One big element is the heroine and her central conflict. The central story conflict in a romance novel is the romantic conflict with the hero, but in a chick lit book, as in Jane Austen's books, the central conflict is between the heroine and some aspect of her world. It may be her family (as in Pride and Prejudice), societal expectations (Sense and Sensibility), or even herself (Emma). One recurring theme in Austen's work is the precarious nature of a woman's position in society. She's utterly dependent on either male family members or her husband. Because of inheritance laws, even a comfortably well-off woman may find herself suddenly poverty-stricken if the male relative who inherits her family's property doesn't take proper care of her. The only way to be secure is to marry well.

We may not have the same circumstances today, but the age range usually covered by chick lit is equally precarious in its own way. That's when you're working your way up the corporate ladder, dependent on your boss for your next paycheck, and few young women are secure enough to be able to just quit on the spot if their boss is mean or if they hate their job. There are bills to pay, and not everyone has the luxury of being able to call Daddy for help when things get tight. And not everyone who has the ability is willing to. Women today may not be quite as dependent on a husband to secure their place in the world, but what about the woman in the crowded and expensive New York real estate market who's been living with a boyfriend and can't afford to break up with him, no matter how awful things are, because she can't afford to move out, even if she could find a place? If you think in terms of a young woman's place in society, you automatically add more depth, conflict and interest to the standard "bad boss/bad boyfriend" stories. Then there are the situations like we see in Emma, where the heroine is fairly secure with no worries, but she's incapable of seeing how precarious her friend's position in life is. Today, that's the friend with the great job who insists on eating at expensive places and then suggests just splitting the check down the middle to make things easier, even though she had a salad, an entree, a dessert and a couple of drinks while you had a salad and drank water because that was the only thing on the menu you could afford.

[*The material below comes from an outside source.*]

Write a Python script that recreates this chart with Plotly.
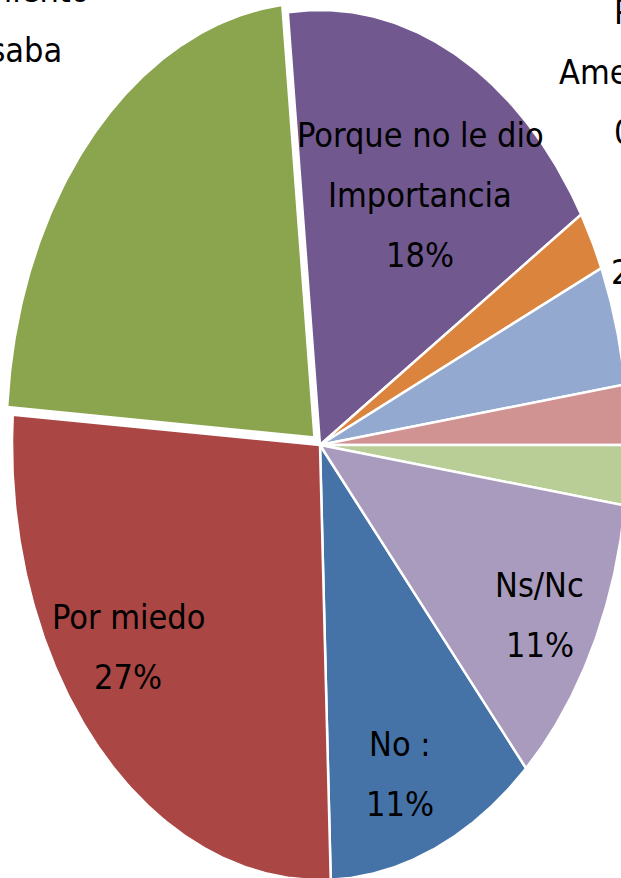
import math
import plotly.graph_objects as go

# Data (counts, N = 45) in Excel series order
categories = ["No :", "Por miedo", "Por desconocimiento<br>de lo que pasaba",
              "Porque no le dio<br>Importancia", "Por<br>Amenazas", "Otro A",
              "Otro B", "Otro C", "Otro D", "Ns/Nc"]
counts = [5, 12, 10, 8, 0, 1, 2, 1, 1, 5]
colors = ["#4572A7", "#AA4643", "#8AA54D", "#71588F", "#4198AF", "#DB843D",
          "#93A9CF", "#D19392", "#B9CD96", "#A99BBD"]
show_label = [True, True, True, True, True, True, False, False, False, True]
show_name = [True, True, True, True, True, False, False, False, False, True]

# layout / style parameters
start_angle = 138.0          # degrees clockwise from 12 o'clock
explode = [0, 0, 0.025, 0, 0, 0, 0, 0, 0, 0]
label_dangle = [3, 7.3, -8.29, 3.5, -7.7, 6.8, 0, 0, 0, 0.7]
label_radius = [0.80, 0.777, 1.5556, 0.66, 1.342, 1.10, 1.1, 1.1, 1.1, 0.814]
line_gap = 60
font_family = "DejaVu Sans Condensed, Liberation Sans Narrow, Liberation Sans"
font_size = 34

W, H = 621, 878
cx, cy, rx, ry = 320, 445, 308, 435
x0, x1 = (0 - cx) / rx, (W - cx) / rx
y0, y1 = (cy - H) / ry, cy / ry

total = sum(counts)
fig = go.Figure()
annotations = []
a0 = start_angle
for i, c in enumerate(counts):
    span = 360.0 * c / total
    a1 = a0 + span
    mid = (a0 + a1) / 2
    ox = explode[i] * math.sin(math.radians(mid))
    oy = explode[i] * math.cos(math.radians(mid))
    if span > 0:
        n = max(2, int(span * 2))
        xs = [ox]
        ys = [oy]
        for k in range(n + 1):
            t = math.radians(a0 + span * k / n)
            xs.append(ox + math.sin(t))
            ys.append(oy + math.cos(t))
        xs.append(ox)
        ys.append(oy)
        fig.add_trace(go.Scatter(x=xs, y=ys, mode="lines", fill="toself",
                                 fillcolor=colors[i],
                                 line=dict(color="white", width=2.5),
                                 hoverinfo="text",
                                 text=categories[i].replace("<br>", " "),
                                 showlegend=False))
    if show_label[i]:
        pct = f"{round(100 * c / total)}%"
        lines = (categories[i].split("<br>") + [pct]) if show_name[i] else [pct]
        la = math.radians(mid + label_dangle[i])
        lx = label_radius[i] * math.sin(la)
        ly = label_radius[i] * math.cos(la)
        px = (lx - x0) / (x1 - x0)
        py = (ly - y0) / (y1 - y0)
        nl = len(lines)
        for k, ln in enumerate(lines):
            annotations.append(dict(x=px, y=py, xref="paper", yref="paper",
                                    text=ln, showarrow=False,
                                    yshift=((nl - 1) / 2 - k) * line_gap,
                                    xanchor="center", yanchor="middle", align="center",
                                    font=dict(size=font_size, color="#000000",
                                              family=font_family)))
    a0 = a1

fig.update_layout(
    width=W, height=H,
    margin=dict(l=0, r=0, t=0, b=0),
    paper_bgcolor="white", plot_bgcolor="white",
    xaxis=dict(range=[x0, x1], visible=False, fixedrange=True),
    yaxis=dict(range=[y0, y1], visible=False, fixedrange=True),
    annotations=annotations,
    showlegend=False,
)
fig.write_html("out.html",
               config={"displayModeBar": False},
               post_script="document.body.style.margin='0';document.body.style.overflow='hidden';")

Austen's heroines have believable flaws -- Lizzie and her quickness to judge and mock others, Emma and her obliviousness to the way the world works, Marianne and her emphasis on emotion over reason. All of them have strong voices and strong attitudes that grow out of their characters. As Kristin said in our workshop, it's not enough to have a heroine who has a snarky, sarcastic voice. Where does that voice come from? In Lizzie's case, you have to look at her relationship with her father and the way he sees the world. That's reflected in her, and it means she has an almost masculine approach, which is pretty radical in her time and automatically affects the way she interacts with both men and women. These are all three-dimensional characters, not simply mouthpieces for witty remarks.

Then there are the guys, who are not your standard-issue romance heroes. In fact, if they look like standard-issue romance heroes, they're probably the bad guys, or at the very least they're jerks (Willoughby, Wickham, Frank Churchill). The guys who get the girl in these books are a little different. They're shy and antisocial, and you don't realize what a great guy they are until you get into their comfort zone (Mr. Darcy). They're the boy next door, with whom you've never had a spark of sexual tension until someone else notices him (Mr. Knightley). Or they're meek, awkward and ultimately penniless (Edward in S&S). She pulls the switcheroo on us, so we are never quite sure who is the right guy until the end.

But the guys actually play a minor role. If you start counting pages and scenes, there are more scenes of the heroine's interactions with her sisters or female friends than there are of the heroine's interactions with the romantic leads. Female friendships and all their permutations and implications are emphasized. The central conflict in Sense and Sensibility that drives the plot and the character growth is between the sisters. The men are mostly offstage. Emma was largely about Emma's efforts to make Harriet into her ideal friend. Then there's the dark side of female friendship. It's not just brunch and gabbing about men while being best friends forever. Women can be awful to each other, and Austen shows this, with the antics of Lizzie's sisters, the cattiness of Caroline Bingley, the duplicity of Lucy Steele, all the persuaders in Persuasion. Lizzie's friend Charlotte isn't necessarily as bad as all these, but her decision to marry someone she doesn't respect in order to get security has a strong impact on her friendship with Lizzie. How do you maintain a friendship when you can't stand your friend's husband?

Austen also makes some kind of statement about society in each book. I first read Pride and Prejudice in a college course on satire, and it works from that angle. In her books, Austen goes off on the emphasis on marriage, inheritance laws, gossip, marrying for money, propriety, and various social customs of her time. Her heroines may be utterly believable, but like a good satirist, she populates her books with secondary characters who are just a little bit exaggerated to better illustrate her points. Thus we have memorable people like Mr. Collins and all of the Dashwoods' neighbors.

And now this is getting long. Tomorrow I'll look at some modern chick lit books to show how some authors are taking a good cue from Jane.

2 comments:

Erin said...

Great post! Jane Austen is so wonderful.

Unknown said...

Hey!
Awesome post. I am a great fan of Jane Austen and an avid reader of historical romances, still chicklit romance and the ususal Mills & Boons romance always become the best past time of mine.

Is there any new Austen workshop your gonna give again in your blog. If yes, count me in.